1. Time is perishable. In fact, time is the most perishable resource that there is. Consider commodity markets. Durable mineral goods (e.g., copper) have a much simpler market than perishable agricultural goods (e.g., oranges). We may convert a ton of copper today to a ton of copper next year, just by saving it. A ton of oranges today is a completely different resource from a ton of oranges next year. That is why we have futures markets for perishable goods, and why delivery date is a crucial part of every contract. A slice of time is even worse than an orange, because it perishes instantly. The perishability of time is one of the reasons that the old practice of selling computer services by the CPU second died out.
2. Computing time is a property of an entire computing system, including the processor, other hardware components, operating system, compiler, application program, inputs, and context (other tasks going on at the same time). Attempts to separate processor speed from the speed of other components are only slightly successful. The interdependence of components is highly sensitive and ill conditioned. Speeding up one component often does not have a simple impact on system speed. There are even examples where speeding up one component slows down a system.
3. The value of time is highly variable and nonlinear, with lots of threshold effects. Doing something in time t/2 may be far more than twice as valuable as doing it in time t, or far less than twice as valuable. Meeting certain natural deadlines is often more important than duration. These deadlines are imposed by the things that a computer or component interacts with, including other computer components as well as things outside the computer. For example, when a computer interacts with a human, natural thresholds include the time to blink, the time to type one keystroke, the time to scratch one's head, the time to have a cup of tea, overnight .... When a CPU interacts with a disk, the rotation time of the disk is a crucial threshold.
4. The behavior of time is time-dependent. Besides deadlines applied to individual events, as in the previous item, we are often concerned with resonance and impedance issues, having to do with the temporal patterns of lots of events. E.g., when we drive an audio output, consistency may be more important than speed.

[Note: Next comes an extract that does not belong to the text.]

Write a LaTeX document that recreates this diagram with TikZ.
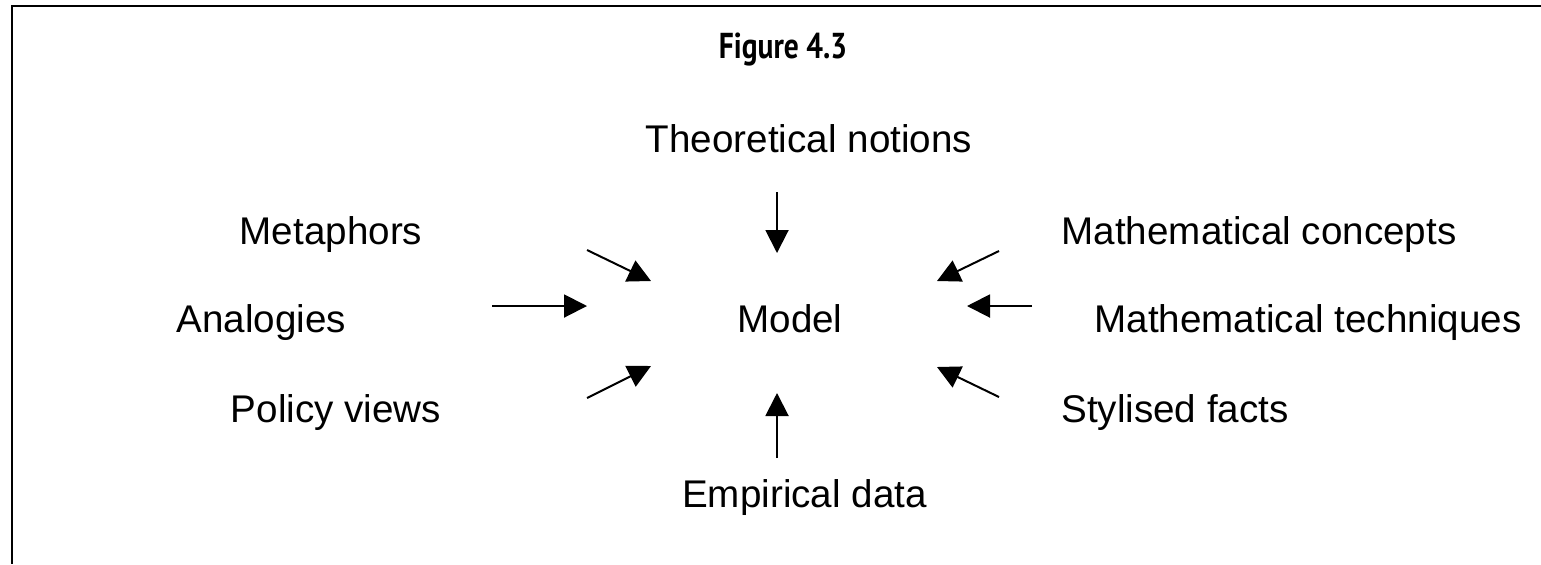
\documentclass[tikz,border=0pt]{standalone}
\usepackage{fontspec}
\setmainfont{Liberation Sans}
\newfontfamily\titlefont{PT Sans}
\usetikzlibrary{arrows.meta}
\begin{document}
\begin{tikzpicture}[x=0.5pt,y=-0.5pt,
  lbl/.style={inner sep=0pt,anchor=base,font=\fontsize{19.3pt}{22pt}\selectfont},
  ttl/.style={inner sep=0pt,anchor=base,font=\titlefont\bfseries\fontsize{18pt}{20pt}\selectfont},
  arr/.style={line width=1pt,-{Triangle[length=11.5pt,width=11.5pt]}},
  frame/.style={line width=1.4pt}]
\useasboundingbox (0,0) rectangle (1541,564);
\draw[frame] (1541,6) -- (12,6) -- (12,564);
\node[ttl] (title) at (783,58) {\scalebox{0.82}[1]{Figure 4.3}};
\node[lbl] (theo) at (809,152) {Theoretical notions};
\node[lbl] (meta) at (331,244) {Metaphors};
\node[lbl] (anal) at (261.5,332) {Analogies};
\node[lbl] (poli) at (336,422) {Policy views};
\node[lbl] (model) at (790,332) {Model};
\node[lbl] (emp) at (804.5,507) {Empirical data};
\node[lbl] (mc) at (1259,244) {Mathematical concepts};
\node[lbl] (mt) at (1308,332) {Mathematical techniques};
\node[lbl] (sty) at (1175,422) {Stylised facts};
\coordinate (a1s) at (777,192); \coordinate (a1e) at (777,253);
\coordinate (a2s) at (587,250); \coordinate (a2e) at (651,281);
\coordinate (a3s) at (492,306); \coordinate (a3e) at (587,306);
\coordinate (a4s) at (587,398); \coordinate (a4e) at (651,366);
\coordinate (a5s) at (777,458); \coordinate (a5e) at (777,393);
\coordinate (a6s) at (999,251); \coordinate (a6e) at (937,281);
\coordinate (a7s) at (1032,306); \coordinate (a7e) at (967,306);
\coordinate (a8s) at (999,397); \coordinate (a8e) at (937,367);
\foreach \i in {1,...,8} {\draw[arr] (a\i s) -- (a\i e);}
\end{tikzpicture}
\end{document}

Components of time performance

Although computer performance is essentially a question of time, there are two components of time performance that usually need to be separated: throughput and latency. The distinction between throughput and latency performance arises whenever a computing system or component performs a sequence of similar tasks.

latency:: the time from requesting performance of a task to completion.
throughput:: the amount of work done per unit time.

Latency and throughput are particularly easy to understand in network performance. Latency is the time that it takes to get a single message from A to B. Throughput is the number of bits per second handled by the network, or some portion of the network. Popular reports of network speed usually mention throughput, but good (i.e., low) latency is crucial for the quality of interaction between A and B. Notice that latency is measured in time, throughput in speed, so low latency and high throughput are good. This inverse relation is mostly just a linguistic accident that we have to live with. For another example, latency in a disk access includes the time to position the heads and to wait for the disk to spin to the right angular position, while throughput is determined by the speed at which a head can read and transmit bits.

In the text, the phrases ``response time,'' ``wall-clock time,'' ``elapsed time,'' ``CPU time,'' all refer to latency. ``Bandwidth'' refers to throughput of a communication channel.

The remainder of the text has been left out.